I had a dream the other night in which I was standing within a void. I could see the void clearly. It was dark with a diffused light, shining within the darkness, like the fog on the manukau in the morning. But in this case the fog was the light.
I ordered the Lankavatara Sutra, which arrived a couple of days ago. It’s translated by Daisetz Teitarao Suzuki who has an interesting introduction. Although I’m reminded of a comment by Hyon Gak Sunim; to paraphrase it’s not what’s said that’s interesting but what is being pointed to. I think that’s much the case here.

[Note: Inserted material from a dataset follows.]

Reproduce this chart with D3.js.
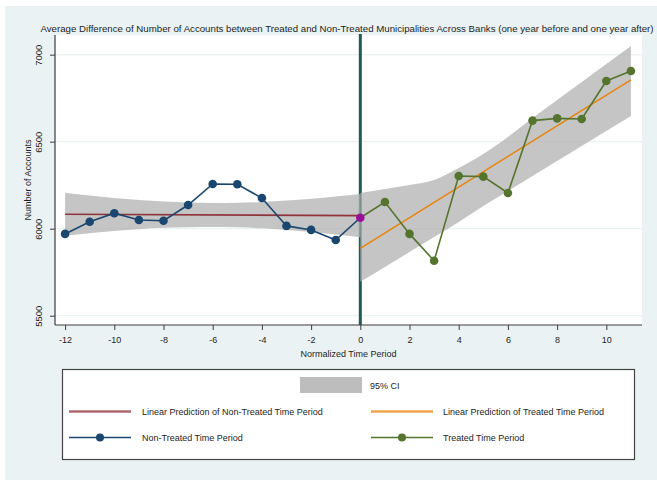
<!DOCTYPE html>
<html>
<head>
<meta charset="utf-8">
<script src="https://cdn.jsdelivr.net/npm/d3@7"></script>
<style>
  html, body { margin: 0; padding: 0; background: #ffffff; }
  svg { display: block; font-family: "Liberation Sans", Arial, sans-serif; }
</style>
</head>
<body>
<svg id="chart" width="657" height="480"></svg>
<script>
// ---------- data ----------
const titleText = "Average Difference of Number of Accounts between Treated and Non-Treated Municipalities Across Banks (one year before and one year after)";
const xTicks = [-12, -10, -8, -6, -4, -2, 0, 2, 4, 6, 8, 10];
const yTicks = [5500, 6000, 6500, 7000];

const nonTreatedX = [-12, -11, -10, -9, -8, -7, -6, -5, -4, -3, -2, -1, 0];
const nonTreatedY = [5970, 6040, 6089, 6050, 6046, 6136, 6257, 6255, 6176, 6016, 5993, 5935, 6063];

const treatedX = [0, 1, 2, 3, 4, 5, 6, 7, 8, 9, 10, 11];
const treatedY = [6063, 6153, 5970, 5816, 6303, 6299, 6205, 6621, 6634, 6630, 6849, 6906];

const nonTreatedFitX = [-12, 0];
const nonTreatedFitY = [6083, 6075];
const treatedFitX = [0, 11];
const treatedFitY = [5887, 6855];

const ciNonTreatedUpper = [6207, 6191, 6176, 6165, 6156, 6151, 6148, 6149, 6153, 6162, 6172, 6185, 6199];
const ciNonTreatedLower = [5959, 5974, 5987, 5997, 6005, 6008, 6010, 6008, 6002, 5992, 5981, 5966, 5951];
const ciTreatedUpper = [6205, 6228, 6251, 6280, 6349, 6429, 6527, 6636, 6739, 6843, 6946, 7050];
const ciTreatedLower = [5695, 5780, 5866, 5952, 6039, 6131, 6217, 6303, 6389, 6475, 6561, 6648];

const legendLabels = {
  ci: "95% CI",
  fitNon: "Linear Prediction of Non-Treated Time Period",
  fitTr: "Linear Prediction of Treated Time Period",
  non: "Non-Treated Time Period",
  tr: "Treated Time Period"
};

// ---------- styles ----------
const C = {
  bg: "#eaf2f3",
  grid: "#eaf2f3",
  axis: "#3c3c3c",
  text: "#1e1e1e",
  navy: "#1a476f",
  green: "#55752f",
  maroon: "#90353b",
  orange: "#e8850f",
  purple: "#990f99",
  teal: "#1c5c52",
  band: "#b2b2b2"
};

const svg = d3.select("#chart");
const W = 657, H = 480;
const plot = { left: 55, right: 642, top: 35, bottom: 325 };

const x = d3.scaleLinear().domain([-12.41, 11.45]).range([plot.left, plot.right]);
const y = d3.scaleLinear().domain([5446.6, 7113]).range([plot.bottom, plot.top]);

// background
svg.append("rect").attr("x", 5).attr("y", 6).attr("width", W - 5).attr("height", H - 6).attr("fill", C.bg);
svg.append("rect").attr("x", plot.left).attr("y", plot.top)
  .attr("width", plot.right - plot.left).attr("height", plot.bottom - plot.top).attr("fill", "#ffffff");

// gridlines
svg.append("g").selectAll("line").data(yTicks).join("line")
  .attr("x1", plot.left).attr("x2", plot.right)
  .attr("y1", d => y(d)).attr("y2", d => y(d))
  .attr("stroke", C.grid).attr("stroke-width", 1.2);

// vertical line at 0
svg.append("line")
  .attr("x1", x(0)).attr("x2", x(0)).attr("y1", plot.top - 1).attr("y2", plot.bottom)
  .attr("stroke", C.teal).attr("stroke-width", 3);

// CI bands
const area = d3.area().x(d => x(d.x)).y0(d => y(d.lo)).y1(d => y(d.hi)).curve(d3.curveMonotoneX);
const bandNon = nonTreatedX.map((v, i) => ({ x: v, lo: ciNonTreatedLower[i], hi: ciNonTreatedUpper[i] }));
const bandTr = treatedX.map((v, i) => ({ x: v, lo: ciTreatedLower[i], hi: ciTreatedUpper[i] }));
[bandNon, bandTr].forEach(b => {
  svg.append("path").datum(b).attr("d", area).attr("fill", C.band).attr("fill-opacity", 0.75);
});

// fit lines
const line = d3.line().x(d => x(d[0])).y(d => y(d[1]));
svg.append("path").datum(nonTreatedFitX.map((v, i) => [v, nonTreatedFitY[i]]))
  .attr("d", line).attr("fill", "none").attr("stroke", C.maroon).attr("stroke-width", 1.6);
svg.append("path").datum(treatedFitX.map((v, i) => [v, treatedFitY[i]]))
  .attr("d", line).attr("fill", "none").attr("stroke", C.orange).attr("stroke-width", 1.6);

// data lines
const nonPts = nonTreatedX.map((v, i) => [v, nonTreatedY[i]]);
const trPts = treatedX.map((v, i) => [v, treatedY[i]]);
svg.append("path").datum(nonPts).attr("d", line).attr("fill", "none").attr("stroke", C.navy).attr("stroke-width", 1.6);
svg.append("path").datum(trPts).attr("d", line).attr("fill", "none").attr("stroke", C.green).attr("stroke-width", 1.6);

svg.append("g").selectAll("circle").data(trPts.slice(1)).join("circle")
  .attr("cx", d => x(d[0])).attr("cy", d => y(d[1])).attr("r", 4.3).attr("fill", C.green);
svg.append("g").selectAll("circle").data(nonPts.slice(0, -1)).join("circle")
  .attr("cx", d => x(d[0])).attr("cy", d => y(d[1])).attr("r", 4.3).attr("fill", C.navy);
svg.append("circle").attr("cx", x(nonPts[nonPts.length - 1][0])).attr("cy", y(nonPts[nonPts.length - 1][1]))
  .attr("r", 4.3).attr("fill", C.purple);

// axes
const xAxis = d3.axisBottom(x).tickValues(xTicks).tickSize(5).tickPadding(7).tickFormat(d3.format("d"));
const gx = svg.append("g").attr("transform", `translate(0,${plot.bottom})`).call(xAxis);
gx.select(".domain").attr("stroke", C.axis).attr("stroke-width", 1.2).attr("d", `M${plot.left},0H${plot.right}`);
gx.selectAll(".tick line").attr("stroke", C.axis);
gx.selectAll(".tick text").attr("fill", C.text).attr("font-size", 9).attr("font-family", "Liberation Sans, Arial, sans-serif")
  .text(d => d < 0 ? "-" + Math.abs(d) : d);

const yAxis = d3.axisLeft(y).tickValues(yTicks).tickSize(5).tickFormat(d3.format("d"));
const gy = svg.append("g").attr("transform", `translate(${plot.left},0)`).call(yAxis);
gy.select(".domain").attr("stroke", C.axis).attr("stroke-width", 1.2).attr("d", `M0,${plot.top}V${plot.bottom}`);
gy.selectAll(".tick line").attr("stroke", C.axis);
gy.selectAll(".tick text").attr("fill", C.text).attr("font-size", 9.5).attr("font-family", "Liberation Sans, Arial, sans-serif")
  .attr("x", null).attr("dy", null)
  .attr("text-anchor", "middle")
  .attr("transform", "translate(-16,0) rotate(-90)")
  .attr("y", 0).attr("dy", "0.35em");

// axis titles
svg.append("text").attr("x", (plot.left + plot.right) / 2).attr("y", 357)
  .attr("text-anchor", "middle").attr("font-size", 9).attr("fill", C.text).text("Normalized Time Period");
svg.append("text").attr("transform", `translate(31,${(plot.top + plot.bottom) / 2}) rotate(-90)`)
  .attr("text-anchor", "middle").attr("font-size", 9).attr("fill", C.text).text("Number of Accounts");

// title
svg.append("text").attr("x", 40.5).attr("y", 32)
  .attr("font-size", 9).attr("fill", C.text)
  .attr("textLength", 613).attr("lengthAdjust", "spacingAndGlyphs")
  .text(titleText);

// legend
const lg = svg.append("g");
lg.append("rect").attr("x", 62.5).attr("y", 369.5).attr("width", 572).attr("height", 90)
  .attr("fill", "#ffffff").attr("stroke", "#444444").attr("stroke-width", 1.2);
lg.append("rect").attr("x", 300).attr("y", 377).attr("width", 62).attr("height", 16).attr("fill", C.band).attr("fill-opacity", 0.85);
lg.append("text").attr("x", 370).attr("y", 389).attr("font-size", 9).attr("fill", C.text).text(legendLabels.ci);

const rows = [
  { x1: 69, x2: 131, tx: 142, yy: 411.5, color: C.maroon, marker: false, label: legendLabels.fitNon, w: 2.4 },
  { x1: 371, x2: 433, tx: 443, yy: 411.5, color: C.orange, marker: false, label: legendLabels.fitTr, w: 2.4 },
  { x1: 69, x2: 131, tx: 142, yy: 437.5, color: C.navy, marker: true, label: legendLabels.non, w: 1.6 },
  { x1: 371, x2: 433, tx: 443, yy: 437.5, color: C.green, marker: true, label: legendLabels.tr, w: 1.6 }
];
rows.forEach(r => {
  lg.append("line").attr("x1", r.x1).attr("x2", r.x2).attr("y1", r.yy).attr("y2", r.yy)
    .attr("stroke", r.color).attr("stroke-width", r.w).attr("stroke-opacity", r.marker ? 1 : 0.75);
  if (r.marker) lg.append("circle").attr("cx", (r.x1 + r.x2) / 2).attr("cy", r.yy).attr("r", 4).attr("fill", r.color);
  lg.append("text").attr("x", r.tx).attr("y", r.yy + 3.2).attr("font-size", 9).attr("fill", C.text).text(r.label);
});
</script>
</body>
</html>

“The Tathata-garba, therefore, whose psychological name is Alayavijnana, is a reservoir of things good and bad, pure and defiled. Expressed differently, the Tathagatagarbha is orginally, in its self-nature, immaculate, but because of its external dirt it is soiled, and when soiled – which is the state generally found in all sentient beings – an intuitive penetration is impossible. When this is impossible as is the case with the philosphers and ignorant masses, the Garbha is believed sometimes to be a creator and sometimes to be an ego-substance. As it is so believed, it allows itself to transmigrate through the six paths of existence. Let there be, however, an intuitive penetration into the primitive purity of the Tathata-garbha, and the whole system of the Vijnanas goes through a revolution. If the Tathata-garbha or Alaya-vijnana were not a mysterious mixture of purity and defilement, good and evil, this abrupt transformation of an entire personality would be an impossibility. That is to say, if the Garbha or the Alaya while absolutely neutral and colourless in itself did not yet harbour in itself a certain irrationality, no sentient beings would ever be a Buddha, no enlightenment would be experienced by any human beings. And as this illogicalness is practically possible, the Mahayana establishes the theory of Mind-only.”
And what I really love is that we find this within. Not that there is a without and within. And besides where else would we find it? Suzuki goes on to say Mind here does not mean our individual mind…
It was only a dream, but perhaps what it pointed to was interesting.